Short problem — Using the data below, output the first line and every line after it up to and including the line containing "from matplotlib.colors import", exactly as written and with nothing added.

Stored data —
****************

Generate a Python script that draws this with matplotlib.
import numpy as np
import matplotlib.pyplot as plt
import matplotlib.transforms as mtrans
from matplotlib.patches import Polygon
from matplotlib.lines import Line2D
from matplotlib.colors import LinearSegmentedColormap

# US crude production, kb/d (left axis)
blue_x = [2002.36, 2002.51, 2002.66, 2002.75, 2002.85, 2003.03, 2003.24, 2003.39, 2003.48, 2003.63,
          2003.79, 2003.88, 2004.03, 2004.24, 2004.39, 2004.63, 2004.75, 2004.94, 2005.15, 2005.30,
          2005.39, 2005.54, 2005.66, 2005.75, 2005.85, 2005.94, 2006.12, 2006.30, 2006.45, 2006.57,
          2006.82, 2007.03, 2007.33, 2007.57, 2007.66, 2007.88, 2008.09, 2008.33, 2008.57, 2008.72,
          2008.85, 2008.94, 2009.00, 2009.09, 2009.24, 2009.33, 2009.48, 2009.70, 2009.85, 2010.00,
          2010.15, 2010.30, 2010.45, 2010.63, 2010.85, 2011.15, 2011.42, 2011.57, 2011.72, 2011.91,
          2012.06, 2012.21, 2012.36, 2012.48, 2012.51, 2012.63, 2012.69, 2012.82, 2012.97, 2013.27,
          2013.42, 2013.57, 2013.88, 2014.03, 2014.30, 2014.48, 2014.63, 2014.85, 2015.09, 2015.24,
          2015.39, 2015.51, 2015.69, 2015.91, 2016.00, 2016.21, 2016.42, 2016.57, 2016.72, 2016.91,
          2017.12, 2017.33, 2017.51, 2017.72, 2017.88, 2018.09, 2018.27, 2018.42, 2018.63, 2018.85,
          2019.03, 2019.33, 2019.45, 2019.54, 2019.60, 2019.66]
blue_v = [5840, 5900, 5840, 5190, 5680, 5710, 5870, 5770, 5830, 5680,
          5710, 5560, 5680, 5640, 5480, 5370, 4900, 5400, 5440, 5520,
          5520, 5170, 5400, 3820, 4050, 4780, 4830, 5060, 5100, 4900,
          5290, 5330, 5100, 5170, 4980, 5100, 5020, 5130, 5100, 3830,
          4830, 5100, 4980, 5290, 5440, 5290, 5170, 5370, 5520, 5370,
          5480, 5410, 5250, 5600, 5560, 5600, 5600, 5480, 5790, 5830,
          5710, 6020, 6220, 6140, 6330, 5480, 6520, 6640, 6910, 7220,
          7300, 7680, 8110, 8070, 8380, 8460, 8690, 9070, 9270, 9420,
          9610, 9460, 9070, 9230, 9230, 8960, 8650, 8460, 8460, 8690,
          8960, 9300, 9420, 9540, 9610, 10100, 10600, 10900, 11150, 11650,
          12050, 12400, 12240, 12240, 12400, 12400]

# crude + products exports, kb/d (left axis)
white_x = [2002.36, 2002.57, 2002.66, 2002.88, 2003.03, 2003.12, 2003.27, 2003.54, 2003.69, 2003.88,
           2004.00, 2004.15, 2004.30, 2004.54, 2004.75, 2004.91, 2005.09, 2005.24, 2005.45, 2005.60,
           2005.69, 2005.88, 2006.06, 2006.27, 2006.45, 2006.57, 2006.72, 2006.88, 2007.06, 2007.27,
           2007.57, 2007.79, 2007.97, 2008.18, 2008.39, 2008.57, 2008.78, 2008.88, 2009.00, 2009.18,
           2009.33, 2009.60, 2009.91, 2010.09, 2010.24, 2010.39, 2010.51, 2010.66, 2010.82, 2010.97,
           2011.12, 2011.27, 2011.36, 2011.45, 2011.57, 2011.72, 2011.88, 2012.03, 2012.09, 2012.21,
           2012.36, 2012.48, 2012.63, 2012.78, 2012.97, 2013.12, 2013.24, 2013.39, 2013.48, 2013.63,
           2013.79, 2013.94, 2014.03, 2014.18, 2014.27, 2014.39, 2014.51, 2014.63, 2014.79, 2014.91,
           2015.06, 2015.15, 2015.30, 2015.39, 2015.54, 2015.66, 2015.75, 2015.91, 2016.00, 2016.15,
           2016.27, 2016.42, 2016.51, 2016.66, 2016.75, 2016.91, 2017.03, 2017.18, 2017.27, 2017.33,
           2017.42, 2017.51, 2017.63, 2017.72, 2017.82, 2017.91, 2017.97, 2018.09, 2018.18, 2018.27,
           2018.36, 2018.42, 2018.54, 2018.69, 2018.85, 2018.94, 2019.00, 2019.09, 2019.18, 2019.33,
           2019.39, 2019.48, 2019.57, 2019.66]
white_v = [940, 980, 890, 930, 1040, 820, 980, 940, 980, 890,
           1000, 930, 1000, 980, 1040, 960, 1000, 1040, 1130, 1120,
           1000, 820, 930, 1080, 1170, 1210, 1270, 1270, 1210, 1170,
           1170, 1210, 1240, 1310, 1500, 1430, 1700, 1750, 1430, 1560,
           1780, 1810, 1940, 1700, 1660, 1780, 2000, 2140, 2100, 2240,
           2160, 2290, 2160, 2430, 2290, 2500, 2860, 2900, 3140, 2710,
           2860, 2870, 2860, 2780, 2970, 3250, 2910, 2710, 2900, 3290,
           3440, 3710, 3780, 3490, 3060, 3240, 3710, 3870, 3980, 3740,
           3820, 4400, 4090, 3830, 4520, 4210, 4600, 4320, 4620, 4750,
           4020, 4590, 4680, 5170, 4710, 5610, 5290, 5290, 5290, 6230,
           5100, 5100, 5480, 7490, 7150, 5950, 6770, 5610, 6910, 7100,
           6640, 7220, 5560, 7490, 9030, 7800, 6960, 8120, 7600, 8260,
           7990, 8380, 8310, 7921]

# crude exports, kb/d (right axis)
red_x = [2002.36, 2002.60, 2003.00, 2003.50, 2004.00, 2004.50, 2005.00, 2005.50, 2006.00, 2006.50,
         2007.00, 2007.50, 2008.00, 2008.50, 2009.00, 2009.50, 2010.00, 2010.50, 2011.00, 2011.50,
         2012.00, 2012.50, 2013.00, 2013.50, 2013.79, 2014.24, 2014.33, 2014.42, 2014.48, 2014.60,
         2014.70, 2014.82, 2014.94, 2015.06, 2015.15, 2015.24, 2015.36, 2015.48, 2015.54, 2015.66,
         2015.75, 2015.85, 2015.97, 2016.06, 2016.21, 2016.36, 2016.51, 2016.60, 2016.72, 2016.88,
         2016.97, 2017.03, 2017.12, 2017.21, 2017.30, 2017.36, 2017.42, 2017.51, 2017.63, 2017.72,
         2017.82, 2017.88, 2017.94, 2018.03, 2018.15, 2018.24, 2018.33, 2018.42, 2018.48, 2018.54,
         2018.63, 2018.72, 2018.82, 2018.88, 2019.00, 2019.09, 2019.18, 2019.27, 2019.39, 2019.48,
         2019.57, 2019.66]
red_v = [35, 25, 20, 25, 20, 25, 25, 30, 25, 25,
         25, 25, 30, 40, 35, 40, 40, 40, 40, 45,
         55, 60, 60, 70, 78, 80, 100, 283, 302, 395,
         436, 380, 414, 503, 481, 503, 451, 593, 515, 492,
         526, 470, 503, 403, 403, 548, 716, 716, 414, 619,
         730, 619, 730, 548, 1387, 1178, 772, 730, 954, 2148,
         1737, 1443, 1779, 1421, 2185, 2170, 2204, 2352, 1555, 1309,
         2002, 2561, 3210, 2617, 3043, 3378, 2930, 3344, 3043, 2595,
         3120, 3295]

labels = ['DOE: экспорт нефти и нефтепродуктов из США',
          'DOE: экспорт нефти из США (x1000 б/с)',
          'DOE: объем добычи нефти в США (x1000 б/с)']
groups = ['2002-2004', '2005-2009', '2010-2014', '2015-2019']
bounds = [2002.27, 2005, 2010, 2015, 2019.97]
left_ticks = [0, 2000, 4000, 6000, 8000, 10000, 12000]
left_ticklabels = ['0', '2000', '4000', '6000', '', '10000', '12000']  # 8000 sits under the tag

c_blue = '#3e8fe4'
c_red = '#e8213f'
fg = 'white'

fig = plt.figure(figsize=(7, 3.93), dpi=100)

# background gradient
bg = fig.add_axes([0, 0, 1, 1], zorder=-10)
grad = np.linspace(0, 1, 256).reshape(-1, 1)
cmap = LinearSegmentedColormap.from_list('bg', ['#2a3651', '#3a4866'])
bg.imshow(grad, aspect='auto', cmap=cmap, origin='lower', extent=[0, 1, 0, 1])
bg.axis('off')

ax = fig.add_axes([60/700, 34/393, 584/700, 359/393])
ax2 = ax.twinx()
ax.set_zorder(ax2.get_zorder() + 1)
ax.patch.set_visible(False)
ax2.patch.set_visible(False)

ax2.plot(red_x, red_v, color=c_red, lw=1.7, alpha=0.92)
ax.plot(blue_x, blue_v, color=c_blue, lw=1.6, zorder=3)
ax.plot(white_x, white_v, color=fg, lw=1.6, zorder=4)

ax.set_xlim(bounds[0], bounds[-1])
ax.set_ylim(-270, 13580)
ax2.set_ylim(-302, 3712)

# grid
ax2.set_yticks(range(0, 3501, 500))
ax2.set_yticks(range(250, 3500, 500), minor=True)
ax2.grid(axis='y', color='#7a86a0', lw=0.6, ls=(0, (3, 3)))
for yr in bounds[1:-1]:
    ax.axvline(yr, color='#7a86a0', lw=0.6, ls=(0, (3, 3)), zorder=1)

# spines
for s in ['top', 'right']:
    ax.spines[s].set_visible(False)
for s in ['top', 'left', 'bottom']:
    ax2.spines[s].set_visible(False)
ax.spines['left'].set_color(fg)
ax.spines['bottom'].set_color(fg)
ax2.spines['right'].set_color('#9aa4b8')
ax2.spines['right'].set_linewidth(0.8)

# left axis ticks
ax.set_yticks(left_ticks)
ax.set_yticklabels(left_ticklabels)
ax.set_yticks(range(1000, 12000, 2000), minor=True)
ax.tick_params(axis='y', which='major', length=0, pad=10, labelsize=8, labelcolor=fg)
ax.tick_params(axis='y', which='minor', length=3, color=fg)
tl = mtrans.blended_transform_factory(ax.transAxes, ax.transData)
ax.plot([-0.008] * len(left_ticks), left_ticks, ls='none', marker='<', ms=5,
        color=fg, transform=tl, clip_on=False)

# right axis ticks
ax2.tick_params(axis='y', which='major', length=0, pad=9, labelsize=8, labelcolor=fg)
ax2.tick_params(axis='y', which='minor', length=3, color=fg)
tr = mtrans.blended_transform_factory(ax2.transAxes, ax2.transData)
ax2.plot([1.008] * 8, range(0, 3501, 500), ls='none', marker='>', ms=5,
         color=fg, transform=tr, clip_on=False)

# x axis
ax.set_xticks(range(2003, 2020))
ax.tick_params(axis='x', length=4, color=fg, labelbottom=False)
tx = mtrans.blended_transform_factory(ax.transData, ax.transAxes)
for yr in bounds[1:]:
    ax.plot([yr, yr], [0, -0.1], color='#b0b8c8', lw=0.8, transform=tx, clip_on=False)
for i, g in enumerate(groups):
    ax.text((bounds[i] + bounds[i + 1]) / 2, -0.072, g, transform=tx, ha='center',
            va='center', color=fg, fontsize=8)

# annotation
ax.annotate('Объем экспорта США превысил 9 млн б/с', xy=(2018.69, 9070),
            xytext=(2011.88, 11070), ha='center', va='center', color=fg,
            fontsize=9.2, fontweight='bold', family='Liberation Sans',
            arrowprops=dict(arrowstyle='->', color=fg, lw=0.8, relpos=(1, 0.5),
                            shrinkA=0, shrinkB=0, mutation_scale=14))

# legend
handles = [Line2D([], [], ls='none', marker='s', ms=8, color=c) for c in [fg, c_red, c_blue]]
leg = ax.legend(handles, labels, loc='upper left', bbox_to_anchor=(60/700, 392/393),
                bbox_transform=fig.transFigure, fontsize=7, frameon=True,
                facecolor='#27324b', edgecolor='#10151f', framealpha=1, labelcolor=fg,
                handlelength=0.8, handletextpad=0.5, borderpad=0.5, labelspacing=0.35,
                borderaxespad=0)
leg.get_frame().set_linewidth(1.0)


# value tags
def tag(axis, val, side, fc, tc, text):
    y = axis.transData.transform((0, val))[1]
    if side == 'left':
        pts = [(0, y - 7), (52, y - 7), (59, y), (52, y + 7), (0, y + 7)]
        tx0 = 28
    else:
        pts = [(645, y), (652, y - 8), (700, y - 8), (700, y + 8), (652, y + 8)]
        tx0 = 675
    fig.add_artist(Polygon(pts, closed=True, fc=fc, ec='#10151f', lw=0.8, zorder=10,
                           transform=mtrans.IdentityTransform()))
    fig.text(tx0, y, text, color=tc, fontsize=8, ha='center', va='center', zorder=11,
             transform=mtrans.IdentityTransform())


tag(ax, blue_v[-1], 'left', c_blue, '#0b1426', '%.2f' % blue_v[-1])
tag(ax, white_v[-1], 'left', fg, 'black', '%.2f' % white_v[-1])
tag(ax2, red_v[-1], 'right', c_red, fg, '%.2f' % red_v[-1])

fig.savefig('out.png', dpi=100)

****************

Task solution —
Generate a Python script that draws this with matplotlib.
import numpy as np
import matplotlib.pyplot as plt
import matplotlib.transforms as mtrans
from matplotlib.patches import Polygon
from matplotlib.lines import Line2D
from matplotlib.colors import LinearSegmentedColormap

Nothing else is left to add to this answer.